I just had a massive issue with my ES prod cluster. I use an ES plugin for IntelliJ IDE that allows to see search result as a table, which can be ordered by clicking on the columns: it then add a sort parameter corresponding to the column.
Issue is, I missed clicked on the _id column (right next to the column I wanted to sort on), and sorting on it was not deactivated in the plugin.
I do know that sorting on _id is not recommanded, but I expected ES to just return me an error.
Instead of that, the whole cluster went down (the search was with a wildcard that matches indexes that are on my 6 nodes), progressively, node by node (only one survived).

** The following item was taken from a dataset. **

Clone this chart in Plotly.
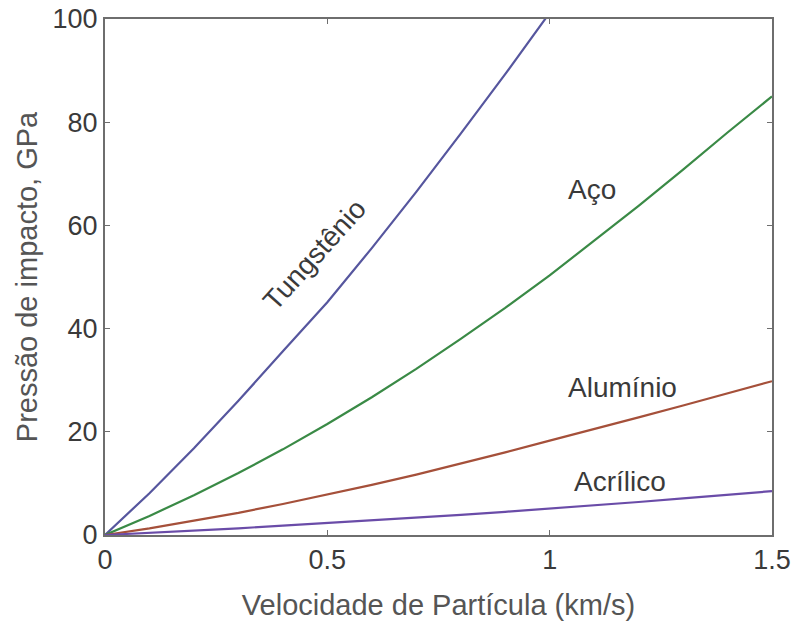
import plotly.graph_objects as go

velocidade = [0.0, 0.1, 0.2, 0.3, 0.4, 0.5, 0.6, 0.7, 0.8, 0.9, 1.0, 1.1, 1.2, 1.3, 1.4, 1.5]
tungstenio = [0.0, 8.1, 16.8, 26.0, 35.6, 45.1, 55.6, 66.5, 77.8, 89.3, 101.2]
aco = [0.0, 3.7, 7.7, 12.0, 16.6, 21.5, 26.7, 32.2, 38.0, 44.0, 50.3, 57.0, 63.8, 70.8, 78.0, 85.0]
aluminio = [0.0, 1.3, 2.8, 4.3, 6.0, 7.8, 9.7, 11.7, 13.8, 16.0, 18.3, 20.5, 22.8, 25.1, 27.4, 29.8]
acrilico = [0.0, 0.4, 0.8, 1.3, 1.8, 2.3, 2.8, 3.3, 3.9, 4.5, 5.1, 5.7, 6.4, 7.1, 7.8, 8.5]

x_ticks = [0, 0.5, 1, 1.5]
x_tick_labels = ["0", "0.5", "1", "1.5"]
y_ticks = [0, 20, 40, 60, 80, 100]

series = [
    ("Tungstênio", tungstenio, "#56569e"),
    ("Aço", aco, "#3a8a46"),
    ("Alumínio", aluminio, "#a5503a"),
    ("Acrílico", acrilico, "#6a4ca8"),
]

fig = go.Figure()
for name, vals, color in series:
    fig.add_trace(go.Scatter(x=velocidade[:len(vals)], y=vals, mode="lines",
                             name=name, line=dict(color=color, width=2.2)))

font = "Liberation Sans, Arial, sans-serif"
labels = [
    ("Tungstênio", 0.472, 54.3, -48),
    ("Aço", 1.095, 66.9, 0),
    ("Alumínio", 1.163, 28.5, 0),
    ("Acrílico", 1.158, 10.3, 0),
]
for text, x, y, ang in labels:
    fig.add_annotation(x=x, y=y, text=text, showarrow=False, textangle=ang,
                       font=dict(family=font, size=28, color="#3a3a3a"))

axis_common = dict(showline=True, linecolor="#6e6e6e", linewidth=2, mirror="allticks",
                   ticks="inside", ticklen=5, tickcolor="#6e6e6e", tickwidth=1,
                   showgrid=False, zeroline=False, automargin=False,
                   ticklabeloverflow="allow",
                   tickfont=dict(family=font, size=27, color="#3a3a3a"))

fig.update_layout(
    width=795, height=625,
    margin=dict(l=105, r=23, t=19, b=90),
    paper_bgcolor="white", plot_bgcolor="white",
    showlegend=False,
    xaxis=dict(range=[0, 1.5], tickvals=x_ticks, ticktext=x_tick_labels,
               title=dict(text="Velocidade de Partícula (km/s)", standoff=20,
                          font=dict(family=font, size=29, color="#555555")),
               **axis_common),
    yaxis=dict(range=[0, 100], tickvals=y_ticks,
               title=dict(text="Pressão de impacto, GPa", standoff=6,
                          font=dict(family=font, size=29, color="#555555")),
               **axis_common),
)

fig.write_html("out.html", config={"displayModeBar": False},
               post_script="document.body.style.margin='0';")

I tried the same on my dev ES (just one node, in docker): it crashed too, but after restarting and doing the same test, I had a CircuitBreakingException, which is fine:
java.util.concurrent.ExecutionException: CircuitBreakingException[[fielddata] Data too large, data for [_id] would be [5313833239/4.9gb], which is larger than the limit of [5085934387/4.7gb]]
Issue is, why my ES prod cluster went down for that? Shouldn't that have been caught and the same kind of exception returned? Is there a possible config issue with that?
I'm using ES 6.7. Here is the last log I had before one node crashed: [2021-02-16T14:18:07,063][INFO ][o.e.m.j.JvmGcMonitorService] [lwg-es-1] [gc][89 - Pastebin.com
Thanks for any help.